Do you know someone who is strong and always seem to have it together?

Check in on them. We are humans and not immune from everyday life stressors. First thing to remember is that we are afraid to trust you with our feelings. Either because we have been rejected, or dismissed previously before. On the outside we may seem to have it all together, we bring joy to others and offer great advice. We may be physically present when you are struggling, even when we are internally struggling ourselves.

No one is perfect, nor is their life. No matter what it appears to be to the world, everyone has their struggles. Because the strong friend doesn’t trust many with their worries, they are often dismissed when they do share them. Their apprehension is mistaken for a desire to appear perfect. And although that is rarely the case, this misunderstanding can result in their experiences being met with little compassion.

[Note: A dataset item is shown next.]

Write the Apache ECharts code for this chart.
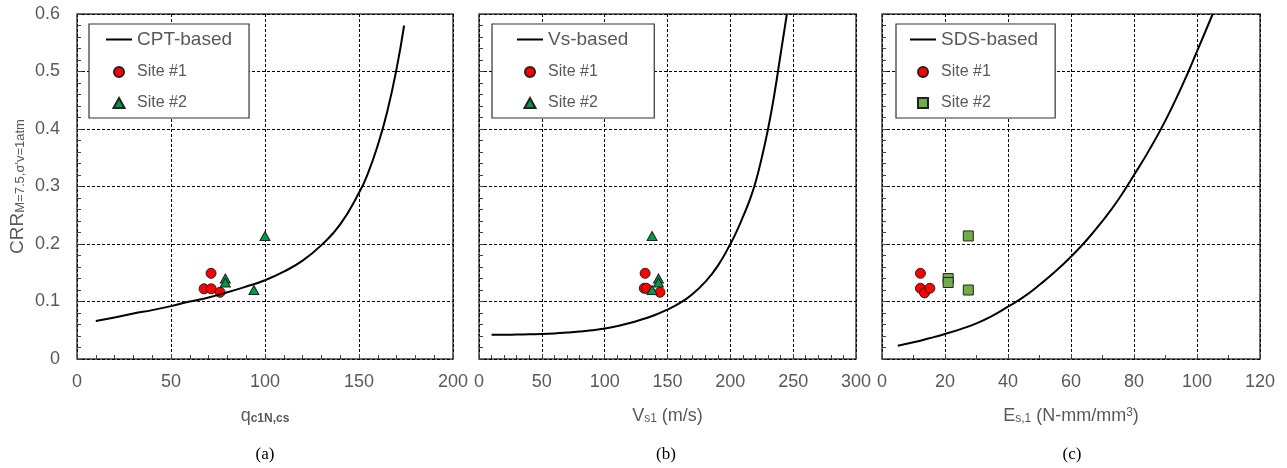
<!DOCTYPE html>
<html>
<head>
<meta charset="utf-8">
<script src="https://cdn.jsdelivr.net/npm/echarts@6/dist/echarts.min.js"></script>
<style>
  html, body { margin: 0; padding: 0; background: #fff; }
  #chart { width: 1287px; height: 468px; }
</style>
</head>
<body>
<div id="chart"></div>
<script>
// CRR axis (shared by all three panels)
const crrTicks = [0, 0.1, 0.2, 0.3, 0.4, 0.5, 0.6]

// (a) CPT-based
const qTicks = [0, 50, 100, 150, 200]
const cptCurve = [
    [10, 0.066], [20, 0.072], [30, 0.079], [40, 0.085], [50, 0.092], [60, 0.1],
    [70, 0.107], [80, 0.116], [90, 0.126], [100, 0.137], [110, 0.152], [120, 0.171],
    [130, 0.198], [140, 0.234], [150, 0.289], [155, 0.325], [160, 0.372], [165, 0.43],
    [170, 0.505], [174, 0.58]
]
const cptSite1 = [[67.6, 0.122], [71.4, 0.122], [71.3, 0.149], [76.1, 0.116]]
const cptSite2 = [[78.9, 0.14], [78.9, 0.133], [94.1, 0.12], [100, 0.214]]

// (b) Vs-based
const vsTicks = [0, 50, 100, 150, 200, 250, 300]
const vsCurve = [
    [10, 0.042], [20, 0.042], [30, 0.0425], [40, 0.043], [50, 0.0435], [60, 0.0445],
    [70, 0.046], [80, 0.0478], [90, 0.05], [100, 0.053], [110, 0.0572], [120, 0.0625],
    [130, 0.069], [140, 0.0765], [150, 0.086], [160, 0.0975], [170, 0.113], [180, 0.134],
    [190, 0.162], [200, 0.2], [205, 0.222], [210, 0.247], [215, 0.274], [220, 0.307],
    [225, 0.35], [230, 0.4], [235, 0.46], [240, 0.53], [245, 0.6]
]
const vsSite1 = [[131.5, 0.123], [133.2, 0.123], [132.2, 0.149], [144, 0.116]]
const vsSite2 = [[142.8, 0.14], [142.8, 0.133], [137.7, 0.12], [137.7, 0.214]]

// (c) SDS-based
const esTicks = [0, 20, 40, 60, 80, 100, 120]
const sdsCurve = [
    [5, 0.023], [10, 0.029], [15, 0.036], [20, 0.0435], [25, 0.052], [30, 0.062],
    [35, 0.075], [40, 0.091], [45, 0.108], [50, 0.129], [55, 0.152], [60, 0.178],
    [65, 0.207], [70, 0.24], [75, 0.277], [80, 0.32], [85, 0.365], [90, 0.415],
    [95, 0.472], [100, 0.535], [105, 0.6]
]
const sdsSite1 = [[12.2, 0.149], [12.2, 0.123], [13.5, 0.115], [15.2, 0.123]]
const sdsSite2 = [[27.4, 0.214], [21, 0.14], [21, 0.133], [27.4, 0.12]]

const FONT = 'Liberation Sans, Arial, sans-serif'
const GREY = '#595959'

const ICON_TRI = 'path://M5,0L10,9L0,9Z'
const ICON_SQR = 'path://M0,0H10V10H0Z'

const panels = [
    { left: 77, width: 376, ticks: qTicks, minor: 5, curve: cptCurve, s1: cptSite1, s2: cptSite2,
      curveName: 'CPT-based', s2Symbol: 'triangle', s2Icon: ICON_TRI, s2Color: '#009a49', showY: true,
      xName: '{m|q}{b|c1N,cs}', legendPad: [6, 17, 7, 16], legendLeft: 89, caption: '(a)', capX: 265 },
    { left: 479, width: 377, ticks: vsTicks, minor: 5, curve: vsCurve, s1: vsSite1, s2: vsSite2,
      curveName: 'Vs-based', s2Symbol: 'triangle', s2Icon: ICON_TRI, s2Color: '#009a49', showY: false,
      xName: '{m|V}{s|s1}{m| (m/s)}', legendPad: [6, 26, 7, 24], legendLeft: 492, caption: '(b)', capX: 666 },
    { left: 882, width: 378, ticks: esTicks, minor: 2, curve: sdsCurve, s1: sdsSite1, s2: sdsSite2,
      curveName: 'SDS-based', s2Symbol: 'rect', s2Icon: ICON_SQR, s2Color: '#70ad47', showY: false,
      xName: '{m|E}{s|s,1}{m| (N-mm/mm}{p|3}{m|)}', legendPad: [6, 17, 7, 13], legendLeft: 896, caption: '(c)', capX: 1072 }
]

const nameRich = {
    m: { fontSize: 18, color: GREY, fontFamily: FONT },
    s: { fontSize: 12, color: GREY, fontFamily: FONT, verticalAlign: 'bottom' },
    b: { fontSize: 12, color: GREY, fontFamily: FONT, fontWeight: 'bold', verticalAlign: 'bottom' },
    p: { fontSize: 12, color: GREY, fontFamily: FONT, verticalAlign: 'top' }
}

// series names must be unique, legend shows the plain text
const legendLabel = name => name.replace(/ \[[abc]\]$/, '')

const chart = echarts.init(document.getElementById('chart'))

let option = {
    animation: false,
    grid: [],
    xAxis: [],
    yAxis: [],
    legend: [],
    series: [],
    graphic: []
}

panels.forEach((p, i) => {
    const tag = ' [' + 'abc'[i] + ']'
    option.grid.push({
        left: p.left, top: 14, width: p.width, height: 345,
        show: true, borderColor: '#404040', borderWidth: 1.5, backgroundColor: 'transparent'
    })
    option.xAxis.push({
        type: 'value', gridIndex: i,
        min: p.ticks[0], max: p.ticks[p.ticks.length - 1], interval: p.ticks[1] - p.ticks[0],
        name: p.xName, nameLocation: 'middle', nameGap: 48,
        nameTextStyle: { rich: nameRich },
        axisLine: { show: false },
        axisTick: { show: true, inside: true, length: 5, lineStyle: { color: '#404040' } },
        minorTick: { show: true, splitNumber: p.minor, length: 4, lineStyle: { color: '#404040' } },
        axisLabel: { color: GREY, fontSize: 18, fontFamily: FONT, margin: 14 },
        splitLine: { show: true, lineStyle: { color: '#000', type: [3, 2], width: 1 } }
    })
    option.yAxis.push({
        type: 'value', gridIndex: i,
        min: crrTicks[0], max: crrTicks[crrTicks.length - 1], interval: crrTicks[1] - crrTicks[0],
        name: p.showY ? '{m|CRR}{s|M=7.5,σ\'v=1atm}' : '',
        nameLocation: 'middle', nameGap: 50, nameRotate: 90,
        nameTextStyle: {
            rich: {
                m: { fontSize: 19, color: GREY, fontFamily: FONT },
                s: { fontSize: 13, color: GREY, fontFamily: FONT, verticalAlign: 'bottom' }
            }
        },
        axisLine: { show: false },
        axisTick: { show: true, inside: true, length: 5, lineStyle: { color: '#404040' } },
        minorTick: { show: true, splitNumber: 5, length: 4, lineStyle: { color: '#404040' } },
        axisLabel: { show: p.showY, color: GREY, fontSize: 18, fontFamily: FONT, margin: 17 },
        splitLine: { show: true, lineStyle: { color: '#000', type: [3, 2], width: 1 } }
    })
    option.series.push({
        name: p.curveName, type: 'line', xAxisIndex: i, yAxisIndex: i,
        data: p.curve, smooth: 0.5, showSymbol: false, symbol: 'circle',
        lineStyle: { color: '#000', width: 2 },
        // transparent so the legend shows only the line
        itemStyle: { color: 'rgba(0,0,0,0)', borderWidth: 0 }
    })
    option.series.push({
        name: 'Site #1' + tag, type: 'scatter', xAxisIndex: i, yAxisIndex: i,
        data: p.s1, symbol: 'circle', symbolSize: 10,
        itemStyle: { color: '#ff0000', borderColor: '#222', borderWidth: 1, opacity: 1 }
    })
    option.series.push({
        name: 'Site #2' + tag, type: 'scatter', xAxisIndex: i, yAxisIndex: i,
        data: p.s2, symbol: p.s2Symbol, symbolSize: p.s2Symbol === 'rect' ? 10 : [10, 9],
        itemStyle: { color: p.s2Color, borderColor: '#222', borderWidth: 1, opacity: 1 }
    })
    option.legend.push({
        orient: 'vertical', left: p.legendLeft, top: 24,
        padding: p.legendPad, itemGap: 15, itemWidth: 26, itemHeight: 10,
        backgroundColor: '#fff', borderColor: '#333', borderWidth: 1.2,
        formatter: legendLabel,
        textStyle: { color: GREY, fontSize: 16, fontFamily: FONT },
        data: [
            { name: p.curveName, textStyle: { fontSize: 19 } },
            { name: 'Site #1' + tag, icon: 'circle' },
            { name: 'Site #2' + tag, icon: p.s2Icon }
        ]
    })
    option.graphic.push({
        type: 'text', x: p.capX, y: 455,
        style: {
            text: p.caption, fill: '#000', font: '17px "Liberation Serif", "Times New Roman", serif',
            textAlign: 'center', textVerticalAlign: 'middle'
        }
    })
})

chart.setOption(option)
</script>
</body>
</html>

It shouldn’t matter what seems to be going right in a person’s life, if they say they are struggling, believe them. The last thing your strong friend needs to hear is that they have a better life than most, or great things happening for them. Especially if they are battling depression, anxiety, or another mental illness. What they are experiencing is likely internal, and no amount of worldly possessions or status can resolve it.

Here’s how you can check on them

1. Acknowledge that your friend is a support for you and for others. Say, “I see you and all you do for me and for others.”

2. Express your gratitude for the way your strong friend enhances your life. Gratitude has been shown to combat feelings of loneliness. It’s not only good for your friend, but it’s good for you.

3. Ask, “How are you feeling today, really? Physically and mentally.”

4. Text, email or leave a voicemail like, “No need to respond, but I just wanted to say hi!”

5. Ask, “What’s keeping you going right now?”

6. Ask, “Would you like to talk? I’m here to listen.”

7. Text or email a meme, an old photo of the two of you or an article they might like and say, “This made me think of you. How have you been?”

8. Say, “Like you are here for others, I’m here for you.”Ask, “What’s something you’re looking forward to in the next few days?”

9. Say, “I’m available to chat at these times. When are you around?”

10. Designate a “need help” emoji. Pick an emoji that you can both use when you need uplifting or the other’s help. Maybe it’s a parachute or a colored heart. One suggestion is green, which represents mental health awareness.

11. Instead of asking how they are, try asking, “What did you do today that made you feel good, proud or happy?” It is usually the little things that brighten our day or made us proud. Sharing these small joys or victories can open someone up one step at a time.

12. Ask, “What’s something that we could do together this week, even if we are apart?”